The world of Stranger Things is one in constant flux.
There are Mind Flayers and Demogorgons and Russian conspiracies, but those serve as a sci-fi backdrop for the more grounded chaos of hormones and teenage angst, growing up and moving on. Through it all, there’s been one constant, one character we could count on to remain steadfast, reliable: Joyce Byers.
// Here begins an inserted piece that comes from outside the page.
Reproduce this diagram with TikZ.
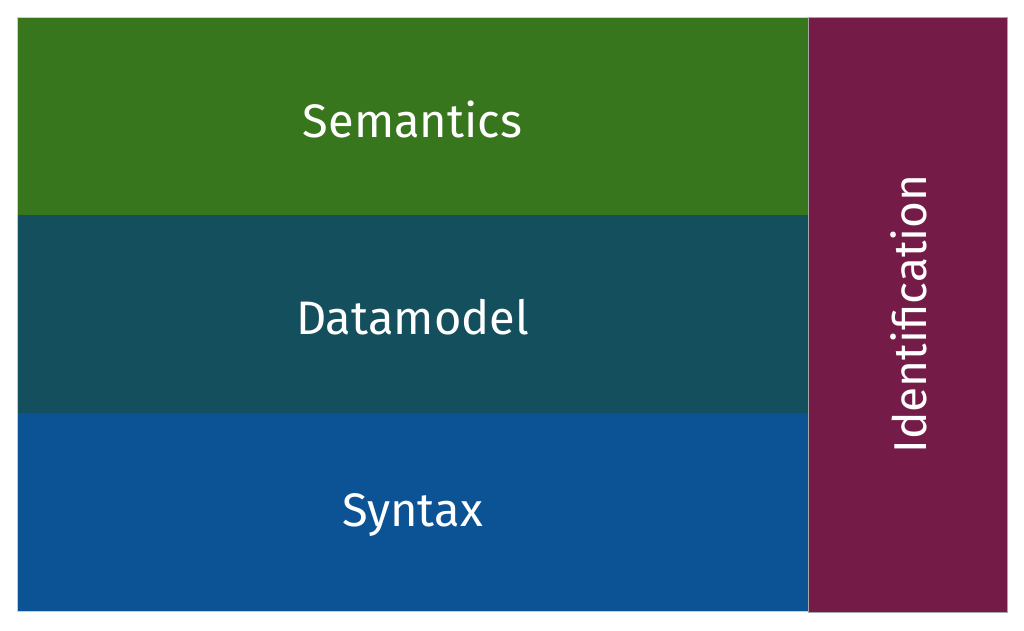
\documentclass[tikz,border=0pt]{standalone}
\usepackage{fontspec}
\setmainfont{Fira Sans}
\definecolor{cgreen}{HTML}{38761D}
\definecolor{cteal}{HTML}{134F5C}
\definecolor{cblue}{HTML}{0B5394}
\definecolor{cmag}{HTML}{741B47}
\begin{document}
\begin{tikzpicture}[x=1pt,y=-1pt,
  lbl/.style={text=white,font=\fontsize{47}{56}\selectfont,inner sep=0pt}]
\useasboundingbox[fill=white] (0,0) rectangle (1024,630);
\fill[cgreen] (17,17) rectangle (808,215);
\fill[cteal] (17,215) rectangle (808,413);
\fill[cblue] (17,413) rectangle (808,611);
\draw[gray!40,line width=0.6pt] (17,17) rectangle (808,611);
\fill[cmag] (808,17) rectangle (1007,612);
\draw[gray!70,line width=0.8pt] (808,17) rectangle (1007,612);
\node[lbl] (sem) at (412.5,119) {Semantics};
\node[lbl] (dat) at (412.5,317) {Datamodel};
\node[lbl] (syn) at (412.5,515) {Syntax};
\node[lbl,font=\fontsize{46}{55}\selectfont,rotate=90] (ide) at (909,314) {Identification};
\end{tikzpicture}
\end{document}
While the rest of the parents of Hawkins, Indiana flirt with pool boys, ship their kids off to summer camp, and yell about doors being left three inches open, Joyce served as a model for what a good mom should be, one that listens, empathizes, and most importantly, believes in her kids. Without Joyce, Will would’ve been stuck in the Upside Down or possessed by the Mind Flayer, Hawkins would’ve had a secret government facility operating in its backyard, and Russians would have still been using the Starcourt Mall as a front for their own supernatural experiments. This working mom, forced to raise two boys by herself, work a dead-end job to provide for her family, and literally save the world all while keeping dinner on the table, has been the real superhero of the show over the past two seasons. Sadly, Stranger Things 3 did something we never thought possible: it pushed Joyce into bad mom territory.
Now, when we call Joyce a “bad mom,” it should go without saying that she’s still the best damn parent on this show. She’s invested in her children’s lives, and she has an enviable intuition that never steers her wrong. But that doesn’t mean she didn’t make some major mistakes in Season 3, one of which has us questioning whether the trauma of loss might be influencing her parenting decisions.
WARNING: This post contains major spoilers for Stranger Things 3.
After all, Joyce Byers has been through it.
She’s rescued her son from an alternate universe after authorities tried to convince her he was dead and caused her to question her own sanity. She’s performed an exorcism on that same son, burning out the demon that was slowly taking over his body and killing him. She’s watched as her boyfriend was mauled by supernatural creatures who tore into him buffet-style so her family could escape, unharmed. Few characters on Stranger Things have suffered quite like Joyce, and when Season 3 picks up the summer after the tragedy of Season 2, she’s still struggling to move past her grief.
She sits in front of the TV with her microwaved dinner, imagining Bob is watching their favorite show with her. She hallucinates his death when helping Hopper investigate the old Hawkins lab. She’s terrified of someone coming for her son, so much that she plans a move away from Hawkins in an effort to keep her family safe. She lets her fear fuel her parenting decisions in the third season, blinding her to what’s really going on with her kids — with Jonathan, who’s having sleepovers in her own house despite just graduating high school, and with Will, who’s having a hard time adjusting to life now that the Mind Flayer is gone and his friends have grown up without him.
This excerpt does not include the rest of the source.